Early Mormons remained Democrats (according to Mr. Stauffer in New West Politics) until Utah got serious about obtaining statehood. Then,

“When statehood for Utah finally seemed possible in the 1890s, Mormon leaders knew the U.S. Congress wouldn’t want to admit a one-party territory to statehood. So they simply divided the population in half, Stauffer said, going door to door and telling one family they were now Republicans, the next family Democrats, and so on.”

Not exactly the American Way, but that was then. Things are different today. The LDS Church is now politically neutral and simply instructs Church members to vote for whichever candidate is most compatible with LDS gospel principles (see First Presidency Letter, Church News, September 27, 2008, 7).

About Sharon Lindbloom

Sharon surrendered her life to the Lord Jesus Christ in 1979. Deeply passionate about Truth, Sharon loves serving as a full-time volunteer research associate with Mormonism Research Ministry.

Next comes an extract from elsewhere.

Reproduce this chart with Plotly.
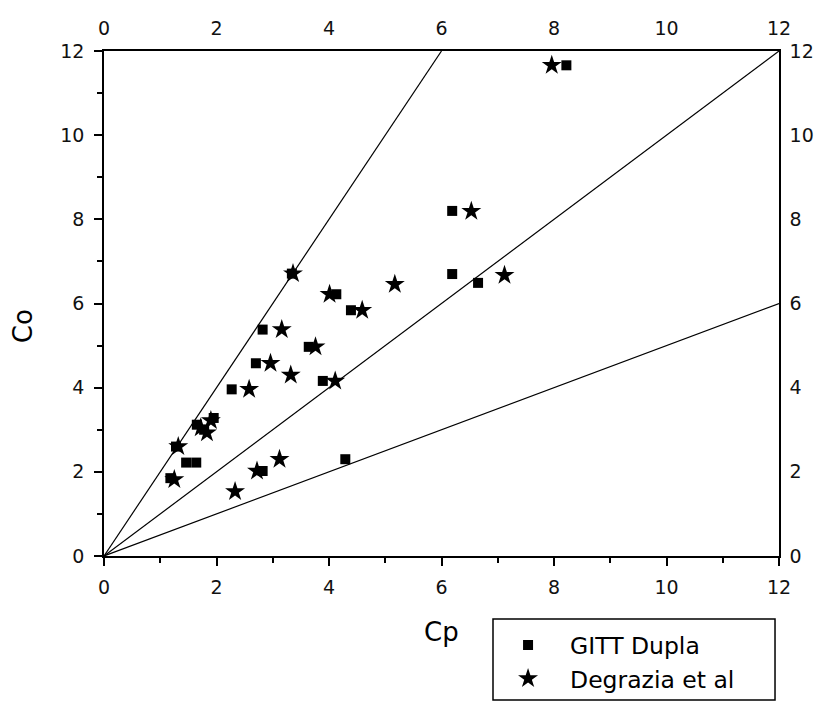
import plotly.graph_objects as go

# GITT Dupla measurements (Cp, Co)
gitt_cp = [8.22, 6.19, 6.19, 6.65, 4.13, 4.39, 3.34, 2.82, 3.64, 2.70, 3.89,
           2.27, 4.29, 2.82, 1.65, 1.78, 1.95, 1.46, 1.64, 1.18, 1.28]
gitt_co = [11.66, 8.20, 6.70, 6.49, 6.22, 5.84, 6.71, 5.38, 4.97, 4.58, 4.16,
           3.96, 2.30, 2.02, 3.12, 3.00, 3.28, 2.22, 2.22, 1.85, 2.60]

# Degrazia et al values (Cp, Co)
deg_cp = [7.96, 6.53, 7.12, 5.17, 4.01, 4.59, 3.36, 3.16, 3.76, 2.96, 3.32,
          4.11, 2.58, 3.12, 2.72, 2.33, 1.72, 1.83, 1.90, 1.32, 1.25]
deg_co = [11.66, 8.19, 6.67, 6.46, 6.22, 5.84, 6.71, 5.38, 4.97, 4.58, 4.30,
          4.16, 3.96, 2.30, 2.02, 1.53, 3.05, 2.93, 3.22, 2.60, 1.82]

# Reference lines Co = k * Cp, drawn up to the frame edge
slopes = [2.0, 1.0, 0.5]
x_max = 12.0
tick_vals = [0, 2, 4, 6, 8, 10, 12]

FONT = "DejaVu Sans, sans-serif"

fig = go.Figure()

for k in slopes:
    x_end = min(x_max, x_max / k)
    fig.add_trace(go.Scatter(
        x=[0, x_end], y=[0, k * x_end], mode="lines",
        line=dict(color="black", width=1.2), showlegend=False, hoverinfo="skip"))

fig.add_trace(go.Scatter(
    x=gitt_cp, y=gitt_co, mode="markers", name="GITT Dupla",
    marker=dict(symbol="square", size=10, color="black")))
fig.add_trace(go.Scatter(
    x=deg_cp, y=deg_co, mode="markers", name="Degrazia et al",
    marker=dict(symbol="star", size=15, color="black")))

# Invisible trace carrying the top/right axes
fig.add_trace(go.Scatter(x=[0, 12], y=[0, 12], xaxis="x2", yaxis="y2",
                         mode="markers", marker=dict(opacity=0),
                         showlegend=False, hoverinfo="skip"))

axis_common = dict(range=[0, 12], tickvals=tick_vals, showgrid=False,
                   zeroline=False, showline=True, linecolor="black",
                   linewidth=1.5, tickfont=dict(family=FONT, size=19, color="#111"))

fig.update_layout(
    width=820, height=704,
    margin=dict(l=104, r=41, t=51, b=148, autoexpand=False),
    paper_bgcolor="white", plot_bgcolor="white",
    font=dict(family=FONT, color="black"),
    xaxis=dict(**axis_common, ticks="outside", ticklen=8, tickwidth=1.5,
               tickcolor="black", ticklabelstandoff=5,
               minor=dict(dtick=1, ticks="outside", ticklen=5, tickwidth=1.5,
                          tickcolor="black")),
    yaxis=dict(**axis_common, ticks="outside", ticklen=8, tickwidth=1.5,
               tickcolor="black", ticklabelstandoff=6,
               minor=dict(dtick=1, ticks="outside", ticklen=5, tickwidth=1.5,
                          tickcolor="black")),
    xaxis2=dict(**axis_common, overlaying="x", side="top", anchor="y",
                ticks="", ticklabelstandoff=7),
    yaxis2=dict(**axis_common, overlaying="y", side="right", anchor="x",
                ticks="", ticklabelstandoff=5),
    legend=dict(x=0.566, y=-0.133, xanchor="left", yanchor="top",
                bgcolor="rgba(0,0,0,0)", borderwidth=0, itemwidth=74,
                font=dict(family=FONT, size=23.5, color="black"),
                tracegroupgap=0),
    shapes=[dict(type="rect", xref="paper", yref="paper",
                 x0=0.5763, x1=0.9941, y0=-0.2851, y1=-0.1248,
                 line=dict(color="black", width=1.5))],
    annotations=[
        dict(text="Cp", xref="paper", yref="paper", x=0.5, y=-0.150,
             xanchor="center", yanchor="middle", showarrow=False,
             font=dict(family=FONT, size=26, color="black")),
        dict(text="Co", xref="paper", yref="paper", x=-0.12, y=0.455,
             xanchor="center", yanchor="middle", showarrow=False, textangle=-90,
             font=dict(family=FONT, size=26, color="black")),
    ],
)

fig.write_html("out.html")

Sharon and her husband live in Minnesota.

This entry was posted in Early Mormonism, Mormon Culture, Mormon History and tagged . Bookmark the permalink.

2 Responses to Mormons and Politics

  1. Michael P says:

    Sharon, I currently in live Laramie, WY. Interesting thoughts on Lummis.

    But, does anyone have the statistics for the Mormons who voted for Romney and those voted against?

    If I recall, didn’t Utah vote something like 80% for Romney?

  2. reggiewoodsyall says:

    Yeah, Utah was above a 70% vote for Romney…

    And so was Orange County, CA…

    I guess we need to ask how many Mormons live in Orange County (70%?).

    Can we pull up the numbers of how many Catholics voted for Kennedy?

    Can we pull up how many “Christian Conservatives” voted for Huckabee?

    Can we pull up how many veterans voted for McCain?

    Can we pull up how many women voted for Hillary Clinton?

    My point is that, the political lines are still drawn today, by race, gender, religion, etc. And, as much as it shouldn’t be this way, Mormons are the same way… they vote in line with their religious beliefs/standards, and they can make a safe assumption that Romney had (has) the same religious beliefs/standards as they do. A persons religious beliefs can help shape a persons character… so i don’t think there is anything wrong with an overwhelming vote for Romney from Mormons.